▸ WHAT TO WORK ON
Reproduce every line of the listing as written, apart from the pictures.

▸ INFORMATION PROVIDED

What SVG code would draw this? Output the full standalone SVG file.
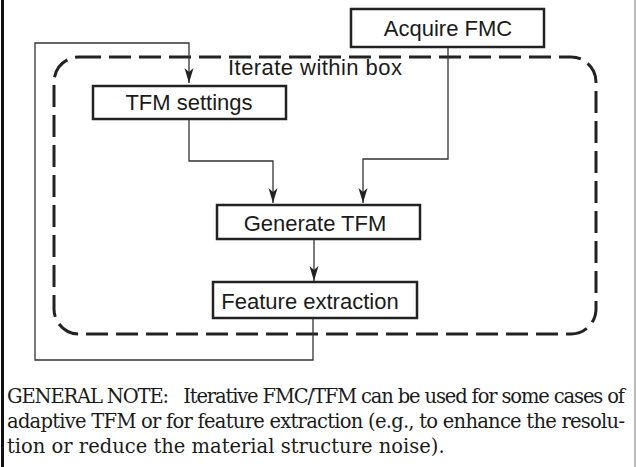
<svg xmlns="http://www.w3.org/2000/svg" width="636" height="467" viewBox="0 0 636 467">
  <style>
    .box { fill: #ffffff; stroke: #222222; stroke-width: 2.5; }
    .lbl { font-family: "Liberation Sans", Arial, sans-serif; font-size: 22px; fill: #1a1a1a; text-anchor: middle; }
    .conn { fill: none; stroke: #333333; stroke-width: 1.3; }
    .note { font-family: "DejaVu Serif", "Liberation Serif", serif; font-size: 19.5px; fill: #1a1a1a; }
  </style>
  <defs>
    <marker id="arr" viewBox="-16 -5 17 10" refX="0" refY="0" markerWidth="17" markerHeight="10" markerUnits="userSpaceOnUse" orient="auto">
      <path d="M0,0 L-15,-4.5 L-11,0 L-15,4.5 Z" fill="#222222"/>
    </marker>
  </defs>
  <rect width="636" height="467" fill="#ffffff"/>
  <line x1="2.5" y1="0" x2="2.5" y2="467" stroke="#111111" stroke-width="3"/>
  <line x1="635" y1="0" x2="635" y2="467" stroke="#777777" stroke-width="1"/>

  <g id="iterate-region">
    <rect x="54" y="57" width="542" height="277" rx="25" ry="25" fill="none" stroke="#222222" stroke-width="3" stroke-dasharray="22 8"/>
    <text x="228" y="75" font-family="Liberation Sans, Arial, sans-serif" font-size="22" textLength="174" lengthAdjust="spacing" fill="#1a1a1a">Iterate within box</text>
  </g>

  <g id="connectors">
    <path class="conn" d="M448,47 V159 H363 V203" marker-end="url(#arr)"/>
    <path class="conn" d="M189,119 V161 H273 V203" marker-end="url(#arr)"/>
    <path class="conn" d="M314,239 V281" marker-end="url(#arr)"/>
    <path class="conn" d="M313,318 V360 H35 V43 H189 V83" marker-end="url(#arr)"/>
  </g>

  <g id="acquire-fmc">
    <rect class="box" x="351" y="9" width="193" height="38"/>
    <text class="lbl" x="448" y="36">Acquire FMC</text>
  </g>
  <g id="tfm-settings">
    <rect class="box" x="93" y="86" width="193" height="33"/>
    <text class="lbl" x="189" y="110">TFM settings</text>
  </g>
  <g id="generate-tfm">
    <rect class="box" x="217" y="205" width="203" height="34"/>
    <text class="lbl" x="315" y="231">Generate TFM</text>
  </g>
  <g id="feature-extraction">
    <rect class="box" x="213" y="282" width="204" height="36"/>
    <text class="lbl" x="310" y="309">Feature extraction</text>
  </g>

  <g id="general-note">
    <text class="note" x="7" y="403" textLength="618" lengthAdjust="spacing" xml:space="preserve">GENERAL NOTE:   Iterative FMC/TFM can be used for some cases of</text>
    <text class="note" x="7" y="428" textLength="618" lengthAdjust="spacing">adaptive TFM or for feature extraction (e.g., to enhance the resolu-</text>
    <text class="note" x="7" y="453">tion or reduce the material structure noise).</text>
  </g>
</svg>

▸ OUTPUT
What SVG code would draw this? Output the full standalone SVG file.
<svg xmlns="http://www.w3.org/2000/svg" width="636" height="467" viewBox="0 0 636 467">
  <style>
    .box { fill: #ffffff; stroke: #222222; stroke-width: 2.5; }
    .lbl { font-family: "Liberation Sans", Arial, sans-serif; font-size: 22px; fill: #1a1a1a; text-anchor: middle; }
    .conn { fill: none; stroke: #333333; stroke-width: 1.3; }
    .note { font-family: "DejaVu Serif", "Liberation Serif", serif; font-size: 19.5px; fill: #1a1a1a; }
  </style>
  <defs>
    <marker id="arr" viewBox="-16 -5 17 10" refX="0" refY="0" markerWidth="17" markerHeight="10" markerUnits="userSpaceOnUse" orient="auto">
      <path d="M0,0 L-15,-4.5 L-11,0 L-15,4.5 Z" fill="#222222"/>
    </marker>
  </defs>
  <rect width="636" height="467" fill="#ffffff"/>
  <line x1="2.5" y1="0" x2="2.5" y2="467" stroke="#111111" stroke-width="3"/>
  <line x1="635" y1="0" x2="635" y2="467" stroke="#777777" stroke-width="1"/>

  <g id="iterate-region">
    <rect x="54" y="57" width="542" height="277" rx="25" ry="25" fill="none" stroke="#222222" stroke-width="3" stroke-dasharray="22 8"/>
    <text x="228" y="75" font-family="Liberation Sans, Arial, sans-serif" font-size="22" textLength="174" lengthAdjust="spacing" fill="#1a1a1a">Iterate within box</text>
  </g>

  <g id="connectors">
    <path class="conn" d="M448,47 V159 H363 V203" marker-end="url(#arr)"/>
    <path class="conn" d="M189,119 V161 H273 V203" marker-end="url(#arr)"/>
    <path class="conn" d="M314,239 V281" marker-end="url(#arr)"/>
    <path class="conn" d="M313,318 V360 H35 V43 H189 V83" marker-end="url(#arr)"/>
  </g>

  <g id="acquire-fmc">
    <rect class="box" x="351" y="9" width="193" height="38"/>
    <text class="lbl" x="448" y="36">Acquire FMC</text>
  </g>
  <g id="tfm-settings">
    <rect class="box" x="93" y="86" width="193" height="33"/>
    <text class="lbl" x="189" y="110">TFM settings</text>
  </g>
  <g id="generate-tfm">
    <rect class="box" x="217" y="205" width="203" height="34"/>
    <text class="lbl" x="315" y="231">Generate TFM</text>
  </g>
  <g id="feature-extraction">
    <rect class="box" x="213" y="282" width="204" height="36"/>
    <text class="lbl" x="310" y="309">Feature extraction</text>
  </g>

  <g id="general-note">
    <text class="note" x="7" y="403" textLength="618" lengthAdjust="spacing" xml:space="preserve">GENERAL NOTE:   Iterative FMC/TFM can be used for some cases of</text>
    <text class="note" x="7" y="428" textLength="618" lengthAdjust="spacing">adaptive TFM or for feature extraction (e.g., to enhance the resolu-</text>
    <text class="note" x="7" y="453">tion or reduce the material structure noise).</text>
  </g>
</svg>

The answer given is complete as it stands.